Similarly, Richard Hasen of the University of California stated that the department would “have a hard time proving constitutional or Voting Rights Act violations against North Carolina,” and that regardless of the fact that many of the minority voters are Democrats, “discrimination against Democrats cannot be the basis for these voting claims.”

Attorney General Holder has said that the administration “will not hesitate to take appropriately aggressive action against any jurisdiction that attempts to hinder across to the franchise.”

Analysts wonder, however, why the administration did not take such “appropriately aggressive action” five years ago against efforts to hinder voting at Philadelphia polls by members of the New Black Panthers.

On November 4, 2008, members of the New Black Panthers stood outside a Philadelphia polling facility bearing nightsticks and employing an intimidating stance. When questioned about their presence and their possession of weapons, the Panther members claimed that they were concerned citizens and “that’s why we’re here.”

It was not until a YouTube video of voters’ encounters with the Panthers circulated that the incident gained notoriety, prompting the Bush Justice Department to sue the men involved for violating the 1965 Voting Rights Act through the Panthers’ use of racial slurs, military-style uniforms, and possession of weaponry.

Following the lead of the Bush administration, the Obama administration launched an investigation, and the DOJ won a default judgment against several of the New Black Panther members when they failed to appear at their hearing in April 2009.

Since then, however, the Obama administration elected to dismiss the charges after compromising with the New Black Panther members, who agreed not to carry “a deadly weapon” within the vicinity of a polling place.

Former Department of Justice official Christian Adams later testified before the Civil Rights commission “pursuant to a subpoena investigating the New Black Panther Party voter intimidation dismissal.” During his testimony, Adams claimed that the Obama administration has generally failed to prosecute “non-whites” in voter intimidation cases.

Later, allegations that the Justice Department failed to cooperate with the Civil Rights Commission Investigation were brought by Christopher Coates, the former voting chief for the Civil Rights Division of the Department of Justice.
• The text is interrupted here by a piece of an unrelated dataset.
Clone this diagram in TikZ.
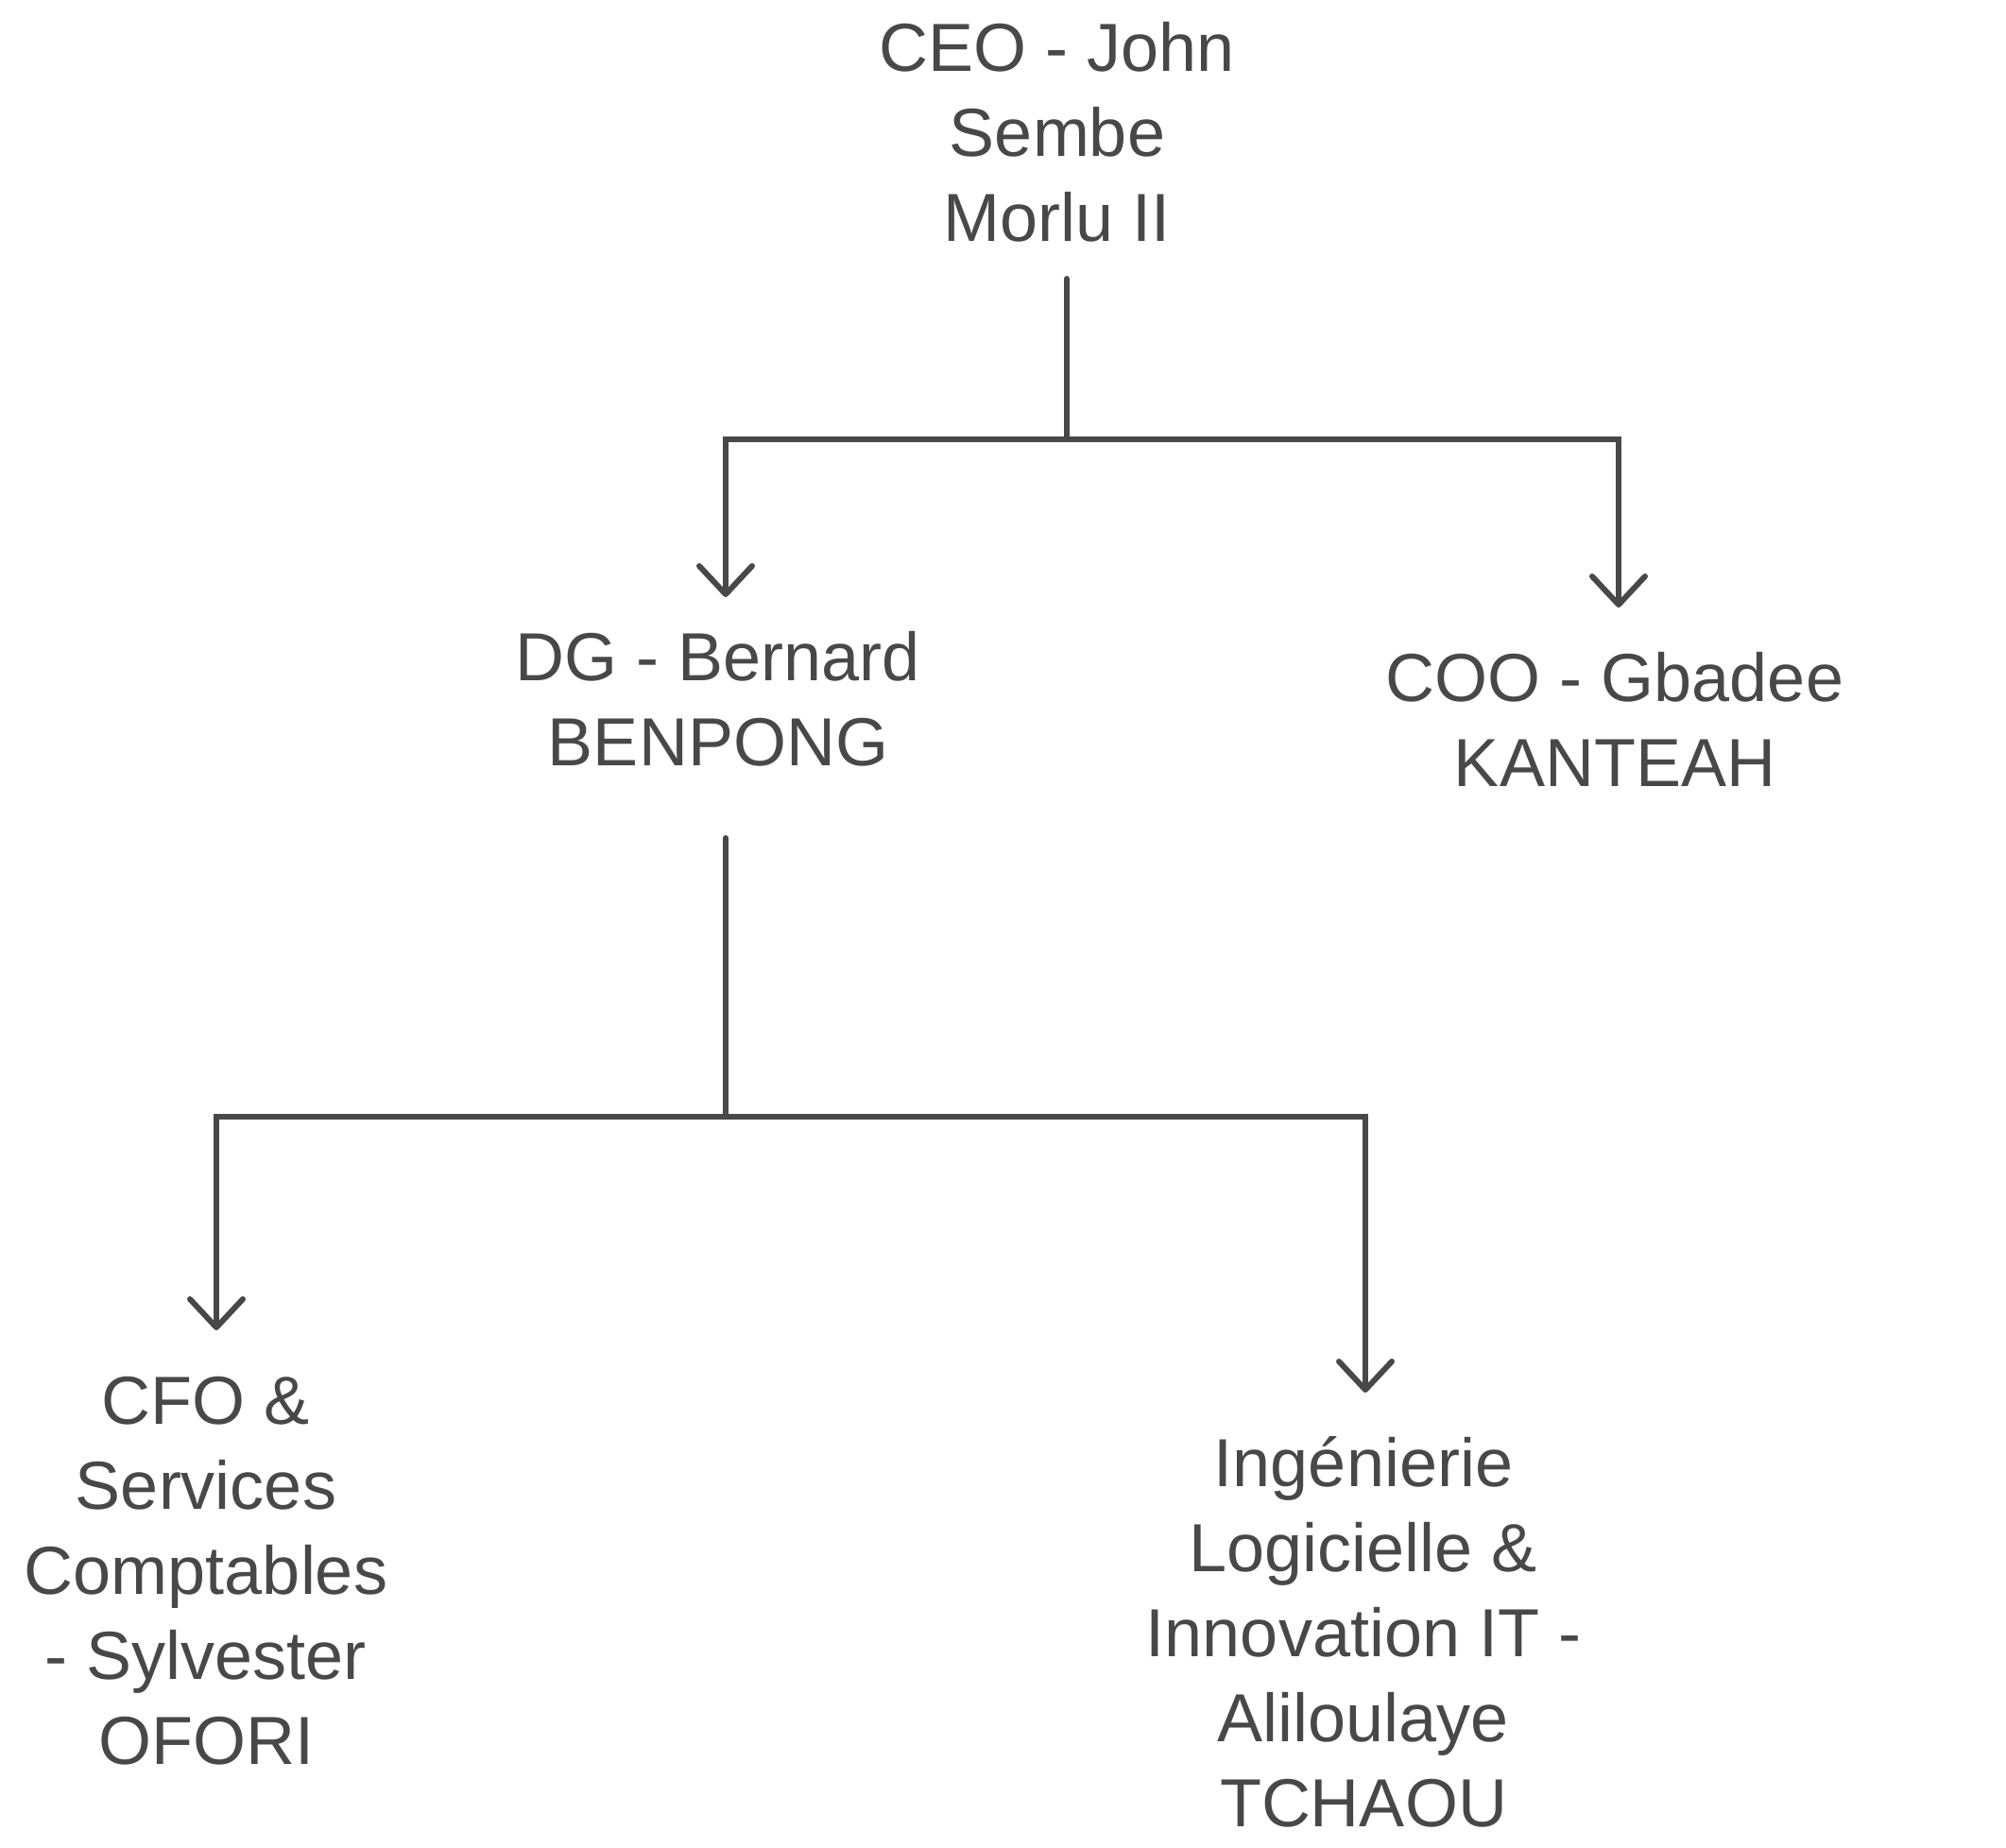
\documentclass[tikz,border=0pt]{standalone}
\usepackage{fontspec}
\setmainfont{Liberation Sans}
\usetikzlibrary{arrows.meta,calc}
\definecolor{ink}{HTML}{484848}
\newcommand{\stack}[1]{\vtop{\baselineskip=90pt\lineskiplimit=-100pt\halign{\hfil##\hfil\cr#1\crcr}}}
\begin{document}
\begin{tikzpicture}[x=1pt,y=-1pt,
  lbl/.style={inner sep=0pt,anchor=base,text=ink,font=\fontsize{72}{90}\selectfont},
  line/.style={draw=ink,line width=6pt,line cap=round,line join=miter},
  arr/.style={line,-{Straight Barb[length=30pt,width=56pt,round]}}]
\useasboundingbox (0,0) rectangle (2123,1955);
\node[lbl] (ceo) at (1119,75) {\stack{CEO - John\cr Sembe\cr Morlu II}};
\node[lbl] (dg) at (760,720) {\stack{DG - Bernard\cr BENPONG}};
\node[lbl] (coo) at (1709,742) {\stack{COO - Gbadee\cr KANTEAH}};
\node[lbl] (cfo) at (218,1507) {\stack{CFO \&\cr Services\cr Comptables\cr - Sylvester\cr OFORI}};
\node[lbl] (ing) at (1443,1573) {\stack{Ingénierie\cr Logicielle \&\cr Innovation IT -\cr Aliloulaye\cr TCHAOU}};
\coordinate (j1) at ($(ceo.base)+(10,390)$);
\coordinate (j2) at ($(dg.base)+(8,462)$);
\draw[line] ([xshift=10pt,yshift=-220pt]ceo.base) -- (j1);
\draw[arr] (j1) -| ([xshift=8pt,yshift=88pt]dg.base);
\draw[arr] (j1) -| ([xshift=4pt,yshift=99pt]coo.base);
\draw[line] ([xshift=8pt,yshift=-167pt]dg.base) -- (j2);
\draw[arr] (j2) -| ([xshift=11pt,yshift=99pt]cfo.base);
\draw[arr] (j2) -| ([xshift=2pt,yshift=99pt]ing.base);
\end{tikzpicture}
\end{document}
On September 24, Coates gave testimony before the same commission indicating that the DOJ had a different attitude toward civil rights violations against black Americans than it did toward violations against white Americans.

According to Coates, the Justice Department bowed to pressure to dismiss the voter intimidation case from the National Association for the Advancement of Colored People (NAACP) as well as from individuals within the Justice Department.

And while the new Black Panthers continue to go unpunished for intimidating voters at the polls, Attorney General Holder has targeted the June Supreme Court ruling that attempts to free specific states from selective scrutiny as “deeply flawed.”

Though he acknowledges that the ruling has a “significant impact on the Justice Department’s enforcement abilities,” Holder vows to forge ahead with the suit against North Carolina’s law.